Such was the nature of the calamity, and heavily did it weigh on the Athenians; death raging within the city and devastation without. Among other things which they remembered in their distress was, very naturally, the following verse, which the old men said had long ago been uttered:
‘A Dorian war shall come, and with it death.’”
Richard Crawley.
Xenophon, who in his “Hellenica” continued the story of the Peloponnesian War left unfinished by Thucydides, and carried the history of Greece as far as the battle of Mantine’a, 362 B.C., was born at Athens shortly after the middle of the fifth century. Of his early life we know nothing, save that he was the friend and pupil of Socrates; who, it is related, prepossessed with his intelligent countenance, once stopped him in a narrow way and demanded where men were made good and honest. Confused by the unexpected inquiry from so great a teacher, the boy hesitated; whereupon, the philosopher exclaimed, “Follow me and learn.” Xenophon obeyed, and became a faithful student of his master’s moral and philosophical doctrines. Together they braved the perils of the Peloponnesian War; and in the battle of De’lium (424 B.C.), where the flower of Athens’ chivalry fell, Xenophon’s life is said to have been saved by Socrates.
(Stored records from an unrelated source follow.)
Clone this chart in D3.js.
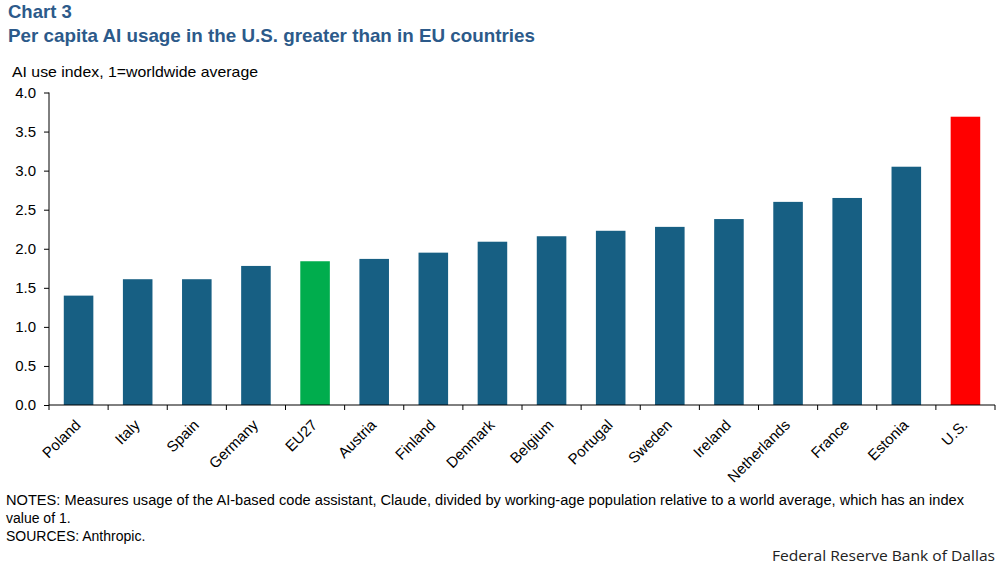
<!DOCTYPE html>
<html>
<head>
<meta charset="utf-8">
<script src="https://d3js.org/d3.v7.min.js"></script>
<style>
  body { margin: 0; background: #fff; }
  svg text { font-family: "Liberation Sans", Arial, sans-serif; }
  .title { font-weight: bold; fill: #2c5a8a; font-size: 18.5px; }
  .axis text { font-size: 15px; fill: #000; }
  .axis path, .axis line { stroke: #000; }
  .note { font-size: 14px; fill: #000; }
</style>
</head>
<body>
<svg id="chart"></svg>
<script>
// data
var countries = ["Poland", "Italy", "Spain", "Germany", "EU27", "Austria", "Finland", "Denmark",
                 "Belgium", "Portugal", "Sweden", "Ireland", "Netherlands", "France", "Estonia", "U.S."];
var usage = [1.40, 1.61, 1.61, 1.78, 1.84, 1.87, 1.95, 2.09, 2.16, 2.23, 2.28, 2.38, 2.60, 2.65, 3.05, 3.69];
var yTicks = [0, 0.5, 1, 1.5, 2, 2.5, 3, 3.5, 4];

var W = 997, H = 565;
var margin = {top: 92.5, right: 2, bottom: 160, left: 49};
var width = W - margin.left - margin.right,
    height = H - margin.top - margin.bottom;

var svg = d3.select("#chart").attr("width", W).attr("height", H);

svg.append("text").attr("class", "title").attr("x", 8).attr("y", 18).text("Chart 3");
svg.append("text").attr("class", "title").attr("x", 8).attr("y", 42)
   .attr("textLength", 527).attr("lengthAdjust", "spacingAndGlyphs")
   .text("Per capita AI usage in the U.S. greater than in EU countries");
svg.append("text").attr("x", 12).attr("y", 77).style("font-size", "15px")
   .attr("textLength", 246).attr("lengthAdjust", "spacingAndGlyphs")
   .text("AI use index, 1=worldwide average");

var g = svg.append("g").attr("transform", "translate(" + margin.left + "," + margin.top + ")");

var x = d3.scaleBand().range([0, width]).paddingInner(0.5).paddingOuter(0.25).domain(countries);
var y = d3.scaleLinear().range([height, 0]).domain([0, 4]);

g.selectAll("rect")
  .data(countries)
  .enter().append("rect")
  .attr("x", d => x(d))
  .attr("width", x.bandwidth())
  .attr("y", (d, i) => y(usage[i]))
  .attr("height", (d, i) => height - y(usage[i]))
  .style("fill", d => d === "EU27" ? "#00ad4d" : (d === "U.S." ? "#ff0000" : "#175f83"));

// y axis
var yAxis = g.append("g").attr("class", "axis")
  .call(d3.axisLeft(y).tickValues(yTicks).tickFormat(d3.format(".1f")).tickSize(5).tickPadding(8));
yAxis.select(".domain").attr("d", "M0,0V" + height);

// x axis with boundary ticks
var xb = g.append("g").attr("class", "axis").attr("transform", "translate(0," + height + ")");
xb.append("line").attr("x1", 0).attr("x2", width).attr("stroke", "#000");
xb.selectAll(".bt").data(d3.range(countries.length + 1)).enter().append("line")
  .attr("x1", i => i * width / countries.length).attr("x2", i => i * width / countries.length)
  .attr("y1", 0).attr("y2", 5).attr("stroke", "#000");
xb.selectAll(".lbl").data(countries).enter().append("text")
  .attr("text-anchor", "end")
  .attr("transform", d => "translate(" + (x(d) + x.bandwidth() / 2 + 3) + ",21) rotate(-45)")
  .text(d => d);

// notes
svg.append("text").attr("class", "note").attr("x", 6).attr("y", 505)
  .attr("textLength", 958).attr("lengthAdjust", "spacingAndGlyphs")
  .text("NOTES: Measures usage of the AI-based code assistant, Claude, divided by working-age population relative to a world average, which has an index");
svg.append("text").attr("class", "note").attr("x", 6).attr("y", 523).text("value of 1.");
svg.append("text").attr("class", "note").attr("x", 6).attr("y", 541).text("SOURCES: Anthropic.");
svg.append("text").attr("x", 995).attr("y", 561).attr("text-anchor", "end")
  .style("font-family", "'Open Sans', sans-serif").style("font-size", "14.5px").style("fill", "#222")
  .attr("textLength", 223).attr("lengthAdjust", "spacingAndGlyphs")
  .text("Federal Reserve Bank of Dallas");
</script>
</body>
</html>
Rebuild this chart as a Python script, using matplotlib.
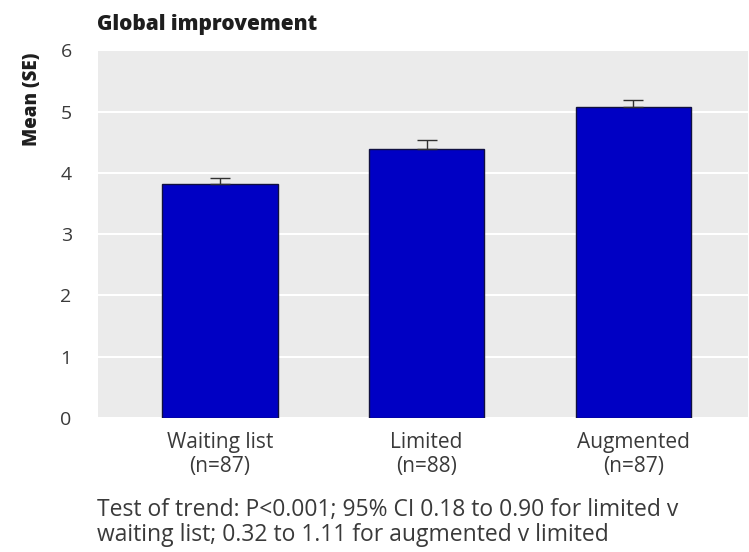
import matplotlib
matplotlib.use('Agg')
import matplotlib.pyplot as plt
import numpy as np

plt.rcParams['font.family'] = ['Open Sans', 'DejaVu Sans']

# Mean global improvement score per group, with standard error
groups = ['Waiting list\n(n=87)', 'Limited\n(n=88)', 'Augmented\n(n=87)']
means = [3.82, 4.38, 5.08]
se = [0.10, 0.16, 0.10]
yticks = [0, 1, 2, 3, 4, 5, 6]

fig = plt.figure(figsize=(7.49, 5.52), dpi=100)
ax = fig.add_axes([0.131, 0.243, 0.868, 0.666])
ax.set_facecolor('#ebebeb')

x = np.arange(len(groups))
ax.bar(x, means, width=0.557, color='#0000c4', edgecolor='#101040', linewidth=1.0, zorder=3)
ax.errorbar(x, means, yerr=[np.zeros(len(se)), se], fmt='none', ecolor='#303030',
            elinewidth=1.0, capsize=7, capthick=1.0, zorder=4)

ax.set_xlim(-0.59, 2.557)
ax.set_ylim(0, 6.0)
ax.set_yticks(yticks)
ax.set_yticklabels([str(t) for t in yticks], fontsize=14, color='#3a3a3a')
ax.set_xticks(x)
ax.set_xticklabels(groups, fontsize=15, color='#3a3a3a', linespacing=1.2)
ax.tick_params(length=0, pad=19, axis='y')
ax.tick_params(length=0, pad=10, axis='x')
ax.grid(axis='y', color='white', linewidth=1.5, zorder=0)
for s in ax.spines.values():
    s.set_visible(False)

fig.text(0.130, 0.955, 'Global improvement', fontsize=15, fontweight='heavy', color='#1e1e1e',
         ha='left', va='center')
fig.text(0.043, 0.82, 'Mean (SE)', fontsize=13.5, fontweight='heavy', color='#1e1e1e',
         rotation=90, ha='center', va='center')
fig.text(0.130, 0.054, 'Test of trend: P<0.001; 95% CI 0.18 to 0.90 for limited v\n'
         'waiting list; 0.32 to 1.11 for augmented v limited',
         fontsize=16.5, color='#3a3a3a', ha='left', va='center', linespacing=1.05)

fig.savefig('out.png', dpi=100)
At the solicitation of his friend, Proxenus the Bœotian, Xenophon joined as a volunteer the famous Expedition of the Ten Thousand, made in the interest of Cyrus the Younger against his elder brother Artaxerxes, who occupied the Persian throne. Feeling the necessity of securing soldiers superior in bravery and discipline to the barbarian hordes through which he must cut his way to the capital, Cyrus supported the Spartans in the Peloponnesian War, in order to secure their aid in dethroning Artaxerxes. Accordingly, at his summons, about 10,000 Spartans and other Greeks, deceived at first as to the real object of the campaign, flocked to his standard, and in the spring of 401 B.C., with 100,000 Eastern troops, entered the confines of the Persian Empire.
On the plain of Cunaxa, ninety miles from Babylon, the decisive battle took place between the brothers, Artaxerxes having at his back an army of nearly a million men. Superior numbers, however, availed little against the superior discipline of the Greeks, who quickly routed the wing opposed to them; but Cyrus, already hailed as king, imprudently spurred into the disordered ranks of the foe, and was struck down while engaged in a furious hand-to-hand conflict with Artaxerxes.
The fall of Cyrus was the signal for his Asiatic troops to disperse, and the victors found themselves deserted in the heart of the enemy’s country, more than 1,200 miles from home. Their generals were soon after seized at a conference and put to death. In this crisis, by the advice of Xenophon, inspired as he tells us by a dream, new leaders were chosen, he himself in the place of his friend Proxenus, one of the murdered chiefs. A retreat was determined upon; and during fifteen months of indescribable hardships, he was the patient guide, the sympathetic but vigilant and prudent commander. At last, from a mountain height, the glittering Euxine broke upon the view of the van, a glad shout rent the air—“the Sea! the Sea!”—proclaiming that their sufferings were over, while officers and soldiers wept in each other’s arms. Here, in the neighborhood of Greek settlements, they were safe, and the march home was easy. The 8,600 survivors owed their lives to Xenophon.
This “Retreat” of the Greeks is the subject of Xenophon’s graphic and interesting history in seven books, the “Anabasis” (march up, though most of the work is occupied with what happened on the march down). The chaste, simple style of the author, who throughout modestly speaks of himself in the third person, recommends his pages to readers of every class. He writes to the point; there is no straining for effect. We extract the passage relating to
XENOPHON’S DREAM.
“After the generals were made prisoners, and such of the captains and soldiers as had accompanied them were put to death, the Greeks were in great perplexity, reflecting that they were not far from the king’s residence; that there were around them, on all sides, many hostile nations and cities; that no one would any longer afford them opportunities of purchasing provisions; that they were distant from Greece not less than ten thousand stadia; that there was no one to guide them on the way; that impassable rivers would intercept them in the midst of their course; that the Babylonians who had gone up with Cyrus had deserted them; and that they were left alone, having no cavalry to support them.